The Batch Complexity of Bandit Pure Exploration
Adrienne Tuynman, Rémy Degenne
TL;DR
This work addresses batched, fixed-confidence pure exploration in stochastic multi-armed bandits by establishing an instance-dependent lower bound on batch complexity and proposing a general batched algorithm, PET, inspired by Track-and-Stop. PET uses phased uniform exploration followed by a Track-and-Stop-inspired tracking phase with a GLR-style stopping rule, achieving near-optimal sample complexity and batch complexity under mild assumptions. The framework is specialized to Best Arm Identification and Thresholding Bandits, with theoretical guarantees and experiments demonstrating favorable performance against state-of-the-art baselines.
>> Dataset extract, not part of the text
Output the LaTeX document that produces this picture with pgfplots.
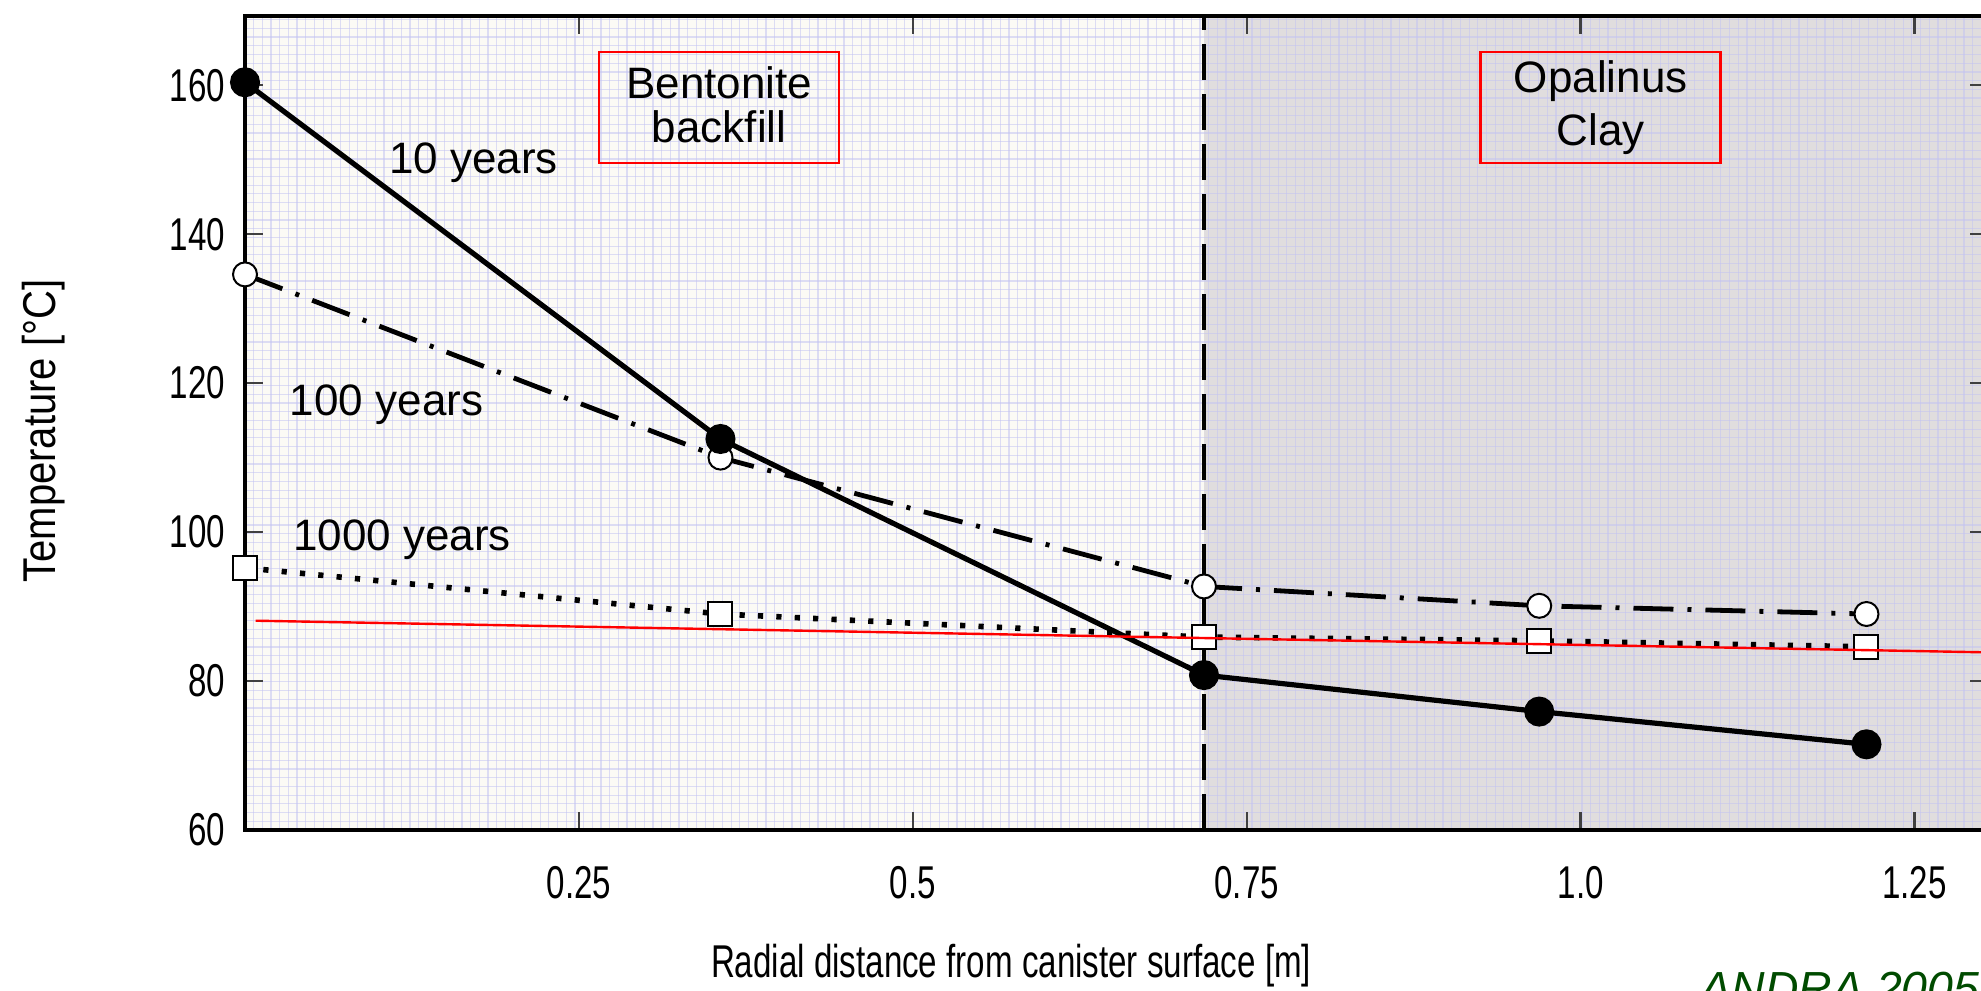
\documentclass[border=0pt]{standalone}
\usepackage{fontspec}
\setmainfont{Liberation Sans}
\newfontfamily\narrowsans[FakeStretch=0.72]{Liberation Sans}
\newfontfamily\ylabelsans[FakeStretch=0.87]{Liberation Sans}
\usepackage{pgfplots}
\pgfplotsset{compat=1.18}
\usepackage{pgfplotstable}

\definecolor{bentonite}{RGB}{251,250,245}
\definecolor{opalinus}{RGB}{224,221,222}
\definecolor{meshline}{RGB}{196,196,242}
\definecolor{andra}{RGB}{0,75,0}

% Temperature profiles across backfill and host rock
\pgfplotstableread{
x T
0.000 160.4
0.356 112.5
0.718 80.8
0.969 75.9
1.214 71.5
}\tenyears
\pgfplotstableread{
x T
0.000 134.6
0.356 110.0
0.718 92.7
0.969 90.1
1.214 89.0
}\hundredyears
\pgfplotstableread{
x T
0.000 95.2
0.356 89.0
0.718 85.9
0.969 85.4
1.214 84.6
}\thousandyears

\begin{document}
\begin{tikzpicture}
\begin{axis}[
  at={(0pt,0pt)}, anchor=south west,
  scale only axis, width=435.75pt, height=203.5pt,
  xmin=0, xmax=1.305, ymin=60, ymax=169.3,
  set layers, clip mode=individual,
  axis background/.style={fill=bentonite},
  axis line style={line width=1.2pt, black},
  xtick={0.25,0.5,0.75,1.0,1.25},
  xticklabels={0.25,0.5,0.75,1.0,1.25},
  ytick={60,80,...,160},
  tick align=inside,
  major tick length=4.5pt,
  major tick style={line width=0.6pt, black!75},
  minor xtick={0,0.0065,...,1.31},
  minor ytick={60,61.17,...,170},
  minor tick style={draw=none},
  minor grid style={meshline, opacity=0.55, line width=0.3pt},
  grid=minor,
  /pgf/number format/assume math mode=true,
  tick label style={font=\narrowsans\fontsize{11.5}{13}\selectfont, text=black},
  yticklabel style={xshift=-1.5pt},
  xticklabel style={yshift=-5.5pt},
  xlabel={Radial distance from canister surface [m]},
  ylabel={Temperature [°C]},
  xlabel style={at={(axis description cs:0.4395,-0.167)}, anchor=center,
    font=\narrowsans\fontsize{11.5}{13}\selectfont},
  ylabel style={at={(axis description cs:-0.1153,0.49)}, anchor=center,
    font=\ylabelsans\fontsize{11.5}{13}\selectfont},
]
% host rock zone
\addplot[on layer=axis background, draw=none, fill=opalinus]
  coordinates {(0.718,169.3) (1.32,169.3)} \closedcycle;

% backfill / host rock interface
\addplot[black, line width=1pt, dash pattern=on 9pt off 3.5pt]
  coordinates {(0.718,60) (0.718,169.3)};

\addplot[black, line width=1.4pt, dash pattern=on 1.3pt off 3.3pt,
  mark=square*, mark size=3pt,
  mark options={solid, fill=white, draw=black, line width=0.5pt}]
  table[x=x, y=T] {\thousandyears};
\addplot[black, line width=1.2pt, dash pattern=on 10pt off 3.5pt on 1pt off 3.5pt,
  mark=*, mark size=3pt,
  mark options={solid, fill=white, draw=black, line width=0.5pt}]
  table[x=x, y=T] {\hundredyears};
\addplot[black, line width=1.3pt, mark=*, mark size=3.1pt,
  mark options={solid, fill=black}]
  table[x=x, y=T] {\tenyears};

% reference level
\addplot[red, line width=0.6pt] coordinates {(0.008,88.1) (1.32,83.8)};

\node[font=\fontsize{11}{13}\selectfont] at (axis cs:0.171,149.6) {10 years};
\node[font=\fontsize{11}{13}\selectfont] at (axis cs:0.106,117.1) {100 years};
\node[font=\fontsize{11}{13}\selectfont] at (axis cs:0.1175,99.0) {1000 years};

\node[draw=red, line width=0.6pt, minimum width=60pt, minimum height=27.75pt,
  align=center, inner sep=0pt, font=\fontsize{11}{12.6}\selectfont]
  at (axis cs:0.355,157) {\raisebox{1.5pt}{\shortstack{Bentonite\\backfill}}};
\node[draw=red, line width=0.6pt, minimum width=60pt, minimum height=27.75pt,
  align=center, inner sep=0pt, font=\fontsize{11}{12.6}\selectfont]
  at (axis cs:1.015,157) {\raisebox{1.5pt}{\shortstack{Opalinus\\Clay}}};

\node[anchor=base west, inner sep=0pt, text=andra,
  font=\fontsize{11.6}{13}\selectfont\itshape]
  at (rel axis cs:0.8348,-0.2143) {ANDRA 2005};

\coordinate (bbSW) at (rel axis cs:-0.14056,-0.19779);
\coordinate (bbNE) at (rel axis cs:0.99598,1.019656);
\end{axis}
\pgfresetboundingbox
\path[use as bounding box] (bbSW) rectangle (bbNE);
\end{tikzpicture}
\end{document}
Overall, the paper advances understanding of the trade-off between adaptation (batching) and optimality in pure exploration, offering practical batch-efficient algorithms with provable guarantees.
Abstract
In a fixed-confidence pure exploration problem in stochastic multi-armed bandits, an algorithm iteratively samples arms and should stop as early as possible and return the correct answer to a query about the arms distributions. We are interested in batched methods, which change their sampling behaviour only a few times, between batches of observations. We give an instance-dependent lower bound on the number of batches used by any sample efficient algorithm for any pure exploration task. We then give a general batched algorithm and prove upper bounds on its expected sample complexity and batch complexity. We illustrate both lower and upper bounds on best-arm identification and thresholding bandits.